= Paul Millett =

British classicist and academic (born 1954)

Paul Millett (born 1954) is a British classicist and academic. He is a senior lecturer in Classics at the University of Cambridge and a fellow of Downing College, Cambridge. At Downing, Millett is the Director of Studies for Classics and serves as Admissions Tutor for arts subjects.

He studied at Cambridge University, with Moses I. Finley as his adviser.

Millett's research primarily focuses on ancient economics and the human interrelationships that subsequently take place in ancient Greece.

==Publications==
- Aristotle and Athenian slavery, (2007) Greece and Rome.
- The Trial of Socrates Revisited, European Review of History 12 (2005) 23-62.
- The Economy in Ancient Greece (ed.

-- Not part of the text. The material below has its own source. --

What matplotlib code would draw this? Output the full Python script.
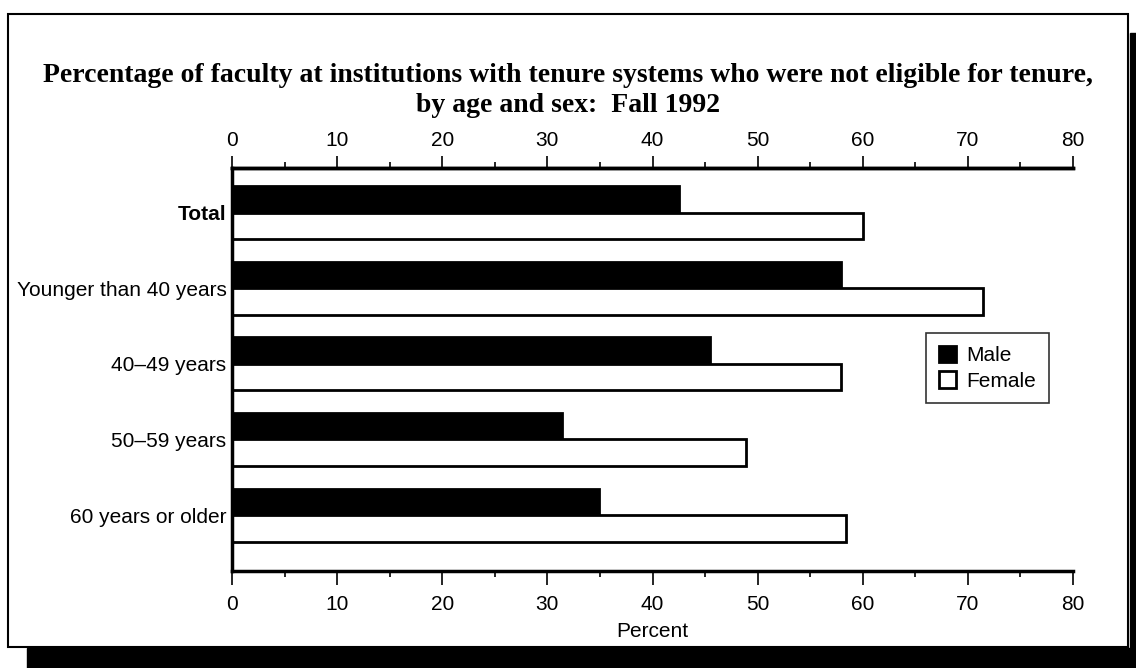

R. Osborne), Vol.I of The Shorter Oxford History of Europe 23-51 (2000) Oxford.
- Lending and Borrowing in Ancient Athens (1991) Cambridge.
- Nomos: Essays in Athenian Law, Politics and Society, contains: ‘Law, society and Athens’ (with S. Todd) 1-18; ‘Sale, credit and exchange in Athenian law and society’ 167-94 (1990) Cambridge.
- Kosmos: Studies in Interpersonal Relations in Ancient Greece, containing chapter ‘Encounters in the Agora’ 203-28 (1988) Cambridge.